Sementara Yulindawati, salah seorang pemilik gerai di galeri mengatakan setelah pembongkaran itu ia mendapat informasi bahwa orang yang ingin menyewa gedung tidak datang. Padahal, si penyewa telah ditunggu para ibu di galeri tersebut. “Penyewa tersebut menghubungi Pak Purnama mengatakan tidak jadi menyewa gedung tersebut karena tidak ingin bermasalah dengan ibu-ibu galeri,” ujar Linda.

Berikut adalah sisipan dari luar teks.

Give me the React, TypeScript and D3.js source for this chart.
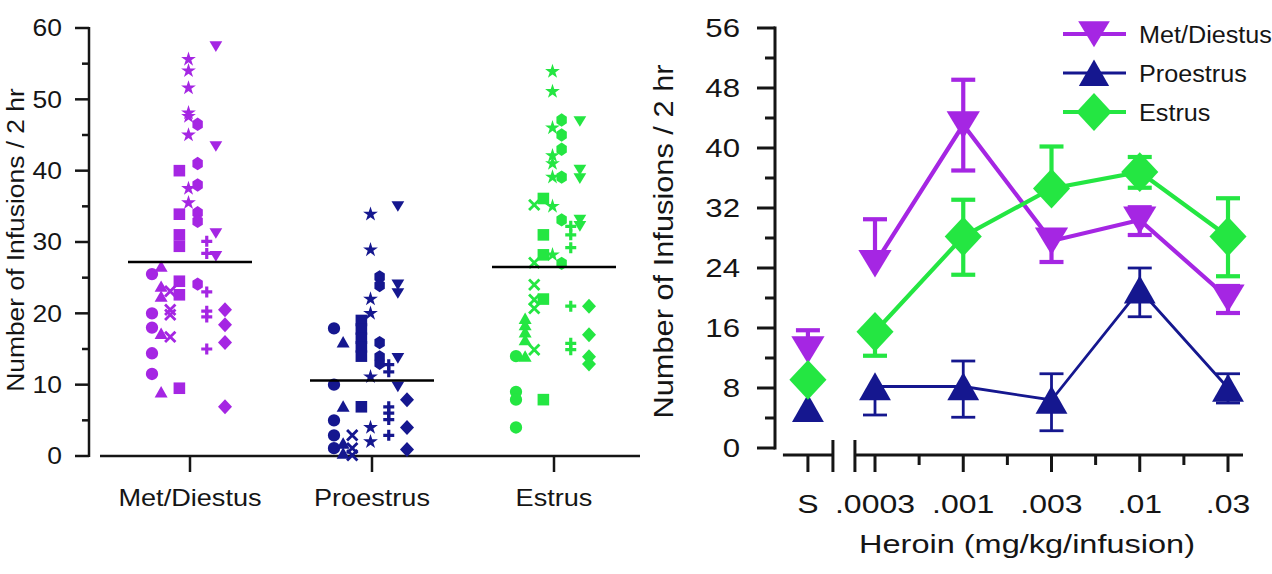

Menurut Linda, walaupun tak jadi disewakan, gedung tersebut kini tak bisa digunakan lagi untuk berjualan. “Semua sudah hancur, seperti meja keramik untuk meletakkan barang jualan, telah dihancurkan. Mereka harus membersihkan dan mengganti semua barang-barang kami yang rusak itu. Ini tuntutan kami,” tegasnya.

MISKOMUNIKASI

Kepala Badan Pengelolaan Keuangan Kota Banda Aceh Purnama Karya berdalih pembongkaran terjadi karena miskomunikasi. Menurutnya, gedung tersebut bakal disewa oleh pihak lain selama setahun dengan harga Rp10 juta. “Ini diminta sewa katanya untuk dijadikan pos dan kafe persiapan menyambut Sail Sabang. Mereka memasukkan surat meminta gedung ini untuk disewa oleh individu yang akan ditempatkan oleh Polda Aceh nantinya,” ujar Purnama.

Terkait relokasi yang menurut versi Rasyidah belum jelas, Purnama mengatakan telah diputuskan para ibu akan dipindahkan ke Ulee Lhee. “Di sana lebih produktif dan lebih laku. Kita akan kembangkan usaha ibu-ibu ini nantinya di Ulee Lhee dan kita fasilitasi seperti usaha kue yang di Lampisang (Aceh Besar),” ujar purnama.

Soal kerusakan barang akibat pembongkaran, kata dia, pemerintah kota akan menggantinya. Sama seperti keterangan Rasyidah, Purnama mengatakan galeri tersebut hanya dipinjampakaikan oleh pemerintah kota untuk mengembangkan usaha mikro. “Tidak ada perjanjian khusus secara tertulis ataupun kejelasan jangka waktu berapa lama pemakaiannya.”